Please transcribe the listing below in full and word for word, without its pictures.

> **Information supplied**
════════════════════

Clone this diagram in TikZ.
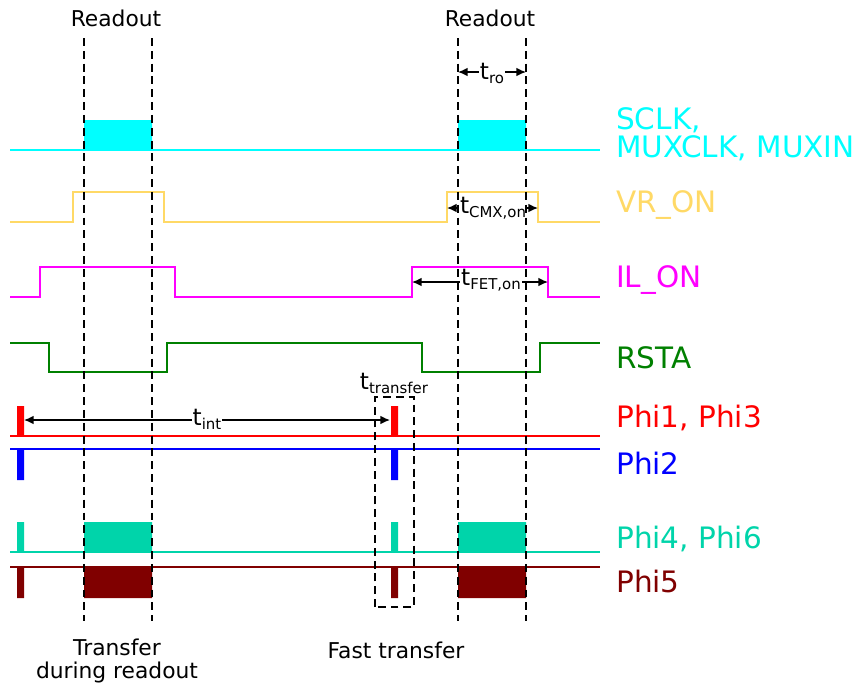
\documentclass[tikz,border=0pt]{standalone}
\usepackage{fontspec}
\setmainfont{DejaVu Sans}
\usetikzlibrary{arrows.meta}
\definecolor{SigCyan}{HTML}{00FFFF}
\definecolor{SigYellow}{HTML}{FFD966}
\definecolor{SigMagenta}{HTML}{FF00FF}
\definecolor{SigGreen}{HTML}{008000}
\definecolor{SigRed}{HTML}{FF0000}
\definecolor{SigBlue}{HTML}{0000FF}
\definecolor{SigTeal}{HTML}{00D4AA}
\definecolor{SigMaroon}{HTML}{800000}
\newcommand{\tsub}[1]{\raisebox{-2.8pt}{\fontsize{8.5pt}{9pt}\selectfont #1}}

\begin{document}
\begin{tikzpicture}[x=0.02cm,y=-0.02cm,line join=miter,
  sig/.style={line width=1.1pt},
  guide/.style={line width=1.2pt,dash pattern=on 4.5pt off 2.8pt},
  span/.style={line width=0.85pt,{Latex[length=5.5pt,width=5pt]}-{Latex[length=5.5pt,width=5pt]}},
  sname/.style={anchor=west,font=\fontsize{16.8pt}{16pt}\selectfont,align=left},
  note/.style={font=\fontsize{12.4pt}{13pt}\selectfont,align=center},
  tlab/.style={font=\fontsize{13.2pt}{14pt}\selectfont,fill=white,inner sep=.6pt,anchor=base}]
  \useasboundingbox (0,0) rectangle (855,687);
  % clocks and switches
  \draw[sig,SigCyan] (10,150)--(600,150);\fill[SigCyan] (84,120) rectangle (152,150) (458,120) rectangle (526,150);
  \draw[sig,SigYellow] (10,222)-|(73,192)-|(164,222)-|(447,192)-|(538,222)--(600,222);
  \draw[sig,SigMagenta] (10,297)-|(40,267)-|(175,297)-|(412,267)-|(548,297)--(600,297);
  \draw[sig,SigGreen] (10,343)-|(49,372)-|(167,343)-|(422,372)-|(540,343)--(600,343);
  % phases
  \draw[sig,SigRed] (10,436)--(600,436);\fill[SigRed] (17,406) rectangle (24,436) (391,406) rectangle (398,436);
  \draw[sig,SigBlue] (10,449)--(600,449);\fill[SigBlue] (17,449) rectangle (24,480) (391,449) rectangle (398,480);
  \draw[sig,SigTeal] (10,552)--(600,552);
  \fill[SigTeal] (17,522) rectangle (24,552) (391,522) rectangle (398,552) (84,522) rectangle (152,552) (458,522) rectangle (526,552);
  \draw[sig,SigMaroon] (10,567)--(600,567);
  \fill[SigMaroon] (17,567) rectangle (24,598) (391,567) rectangle (398,598) (84,567) rectangle (152,598) (458,567) rectangle (526,598);
  % time spans
  \coordinate (ro1) at (458,72);\coordinate (ro2) at (526,72);
  \draw[span] (ro1)--(ro2);\node[tlab] (tro) at (492,79) {t\tsub{ro}};
  \coordinate (cmx1) at (447,208);\coordinate (cmx2) at (538,208);
  \draw[span] (cmx1)--(cmx2);\node[tlab] (tcmx) at (493,213) {t\tsub{CMX,on}};
  \coordinate (fet1) at (412,282);\coordinate (fet2) at (548,282);
  \draw[span] (fet1)--(fet2);\node[tlab] (tfet) at (491,285) {t\tsub{FET,on}};
  \coordinate (int1) at (24,420);\coordinate (int2) at (390,420);
  \draw[span] (int1)--(int2);\node[tlab] (tint) at (207,425) {t\tsub{int}};
  % readout windows
  \foreach \x in {84,152,458,526} \draw[guide] (\x,38)--(\x,621);
  \draw[guide] (375,607)--(375,397)--(414,397)--(414,607)--cycle;
  \node[note] (ro left) at (116,18) {Readout};\node[note] (ro right) at (490,18) {Readout};
  \node[tlab,fill=none] (ttr) at (394,389) {t\tsub{transfer}};
  \node[note] (tdr) at (117,661) {Transfer\\during readout};
  \node[note] (ftr) at (396,650) {Fast transfer};
  % signal names
  \node[sname,SigCyan] (sclk) at (610,134) {SCLK,\\MUXCLK, MUXIN};
  \node[sname,SigYellow] (vron) at (610,205) {VR\_ON};
  \node[sname,SigMagenta] (ilon) at (610,280) {IL\_ON};
  \node[sname,SigGreen] (rsta) at (610,358) {RSTA};
  \node[sname,SigRed] (phi13) at (610,418) {Phi1, Phi3};
  \node[sname,SigBlue] (phi2) at (610,463) {Phi2};
  \node[sname,SigTeal] (phi46) at (610,539) {Phi4, Phi6};
  \node[sname,SigMaroon] (phi5) at (610,581) {Phi5};
\end{tikzpicture}
\end{document}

════════════════════

> **Output for this task**
Clone this diagram in TikZ.
\documentclass[tikz,border=0pt]{standalone}
\usepackage{fontspec}
\setmainfont{DejaVu Sans}
\usetikzlibrary{arrows.meta}
\definecolor{SigCyan}{HTML}{00FFFF}
\definecolor{SigYellow}{HTML}{FFD966}
\definecolor{SigMagenta}{HTML}{FF00FF}
\definecolor{SigGreen}{HTML}{008000}
\definecolor{SigRed}{HTML}{FF0000}
\definecolor{SigBlue}{HTML}{0000FF}
\definecolor{SigTeal}{HTML}{00D4AA}
\definecolor{SigMaroon}{HTML}{800000}
\newcommand{\tsub}[1]{\raisebox{-2.8pt}{\fontsize{8.5pt}{9pt}\selectfont #1}}

\begin{document}
\begin{tikzpicture}[x=0.02cm,y=-0.02cm,line join=miter,
  sig/.style={line width=1.1pt},
  guide/.style={line width=1.2pt,dash pattern=on 4.5pt off 2.8pt},
  span/.style={line width=0.85pt,{Latex[length=5.5pt,width=5pt]}-{Latex[length=5.5pt,width=5pt]}},
  sname/.style={anchor=west,font=\fontsize{16.8pt}{16pt}\selectfont,align=left},
  note/.style={font=\fontsize{12.4pt}{13pt}\selectfont,align=center},
  tlab/.style={font=\fontsize{13.2pt}{14pt}\selectfont,fill=white,inner sep=.6pt,anchor=base}]
  \useasboundingbox (0,0) rectangle (855,687);
  % clocks and switches
  \draw[sig,SigCyan] (10,150)--(600,150);\fill[SigCyan] (84,120) rectangle (152,150) (458,120) rectangle (526,150);
  \draw[sig,SigYellow] (10,222)-|(73,192)-|(164,222)-|(447,192)-|(538,222)--(600,222);
  \draw[sig,SigMagenta] (10,297)-|(40,267)-|(175,297)-|(412,267)-|(548,297)--(600,297);
  \draw[sig,SigGreen] (10,343)-|(49,372)-|(167,343)-|(422,372)-|(540,343)--(600,343);
  % phases
  \draw[sig,SigRed] (10,436)--(600,436);\fill[SigRed] (17,406) rectangle (24,436) (391,406) rectangle (398,436);
  \draw[sig,SigBlue] (10,449)--(600,449);\fill[SigBlue] (17,449) rectangle (24,480) (391,449) rectangle (398,480);
  \draw[sig,SigTeal] (10,552)--(600,552);
  \fill[SigTeal] (17,522) rectangle (24,552) (391,522) rectangle (398,552) (84,522) rectangle (152,552) (458,522) rectangle (526,552);
  \draw[sig,SigMaroon] (10,567)--(600,567);
  \fill[SigMaroon] (17,567) rectangle (24,598) (391,567) rectangle (398,598) (84,567) rectangle (152,598) (458,567) rectangle (526,598);
  % time spans
  \coordinate (ro1) at (458,72);\coordinate (ro2) at (526,72);
  \draw[span] (ro1)--(ro2);\node[tlab] (tro) at (492,79) {t\tsub{ro}};
  \coordinate (cmx1) at (447,208);\coordinate (cmx2) at (538,208);
  \draw[span] (cmx1)--(cmx2);\node[tlab] (tcmx) at (493,213) {t\tsub{CMX,on}};
  \coordinate (fet1) at (412,282);\coordinate (fet2) at (548,282);
  \draw[span] (fet1)--(fet2);\node[tlab] (tfet) at (491,285) {t\tsub{FET,on}};
  \coordinate (int1) at (24,420);\coordinate (int2) at (390,420);
  \draw[span] (int1)--(int2);\node[tlab] (tint) at (207,425) {t\tsub{int}};
  % readout windows
  \foreach \x in {84,152,458,526} \draw[guide] (\x,38)--(\x,621);
  \draw[guide] (375,607)--(375,397)--(414,397)--(414,607)--cycle;
  \node[note] (ro left) at (116,18) {Readout};\node[note] (ro right) at (490,18) {Readout};
  \node[tlab,fill=none] (ttr) at (394,389) {t\tsub{transfer}};
  \node[note] (tdr) at (117,661) {Transfer\\during readout};
  \node[note] (ftr) at (396,650) {Fast transfer};
  % signal names
  \node[sname,SigCyan] (sclk) at (610,134) {SCLK,\\MUXCLK, MUXIN};
  \node[sname,SigYellow] (vron) at (610,205) {VR\_ON};
  \node[sname,SigMagenta] (ilon) at (610,280) {IL\_ON};
  \node[sname,SigGreen] (rsta) at (610,358) {RSTA};
  \node[sname,SigRed] (phi13) at (610,418) {Phi1, Phi3};
  \node[sname,SigBlue] (phi2) at (610,463) {Phi2};
  \node[sname,SigTeal] (phi46) at (610,539) {Phi4, Phi6};
  \node[sname,SigMaroon] (phi5) at (610,581) {Phi5};
\end{tikzpicture}
\end{document}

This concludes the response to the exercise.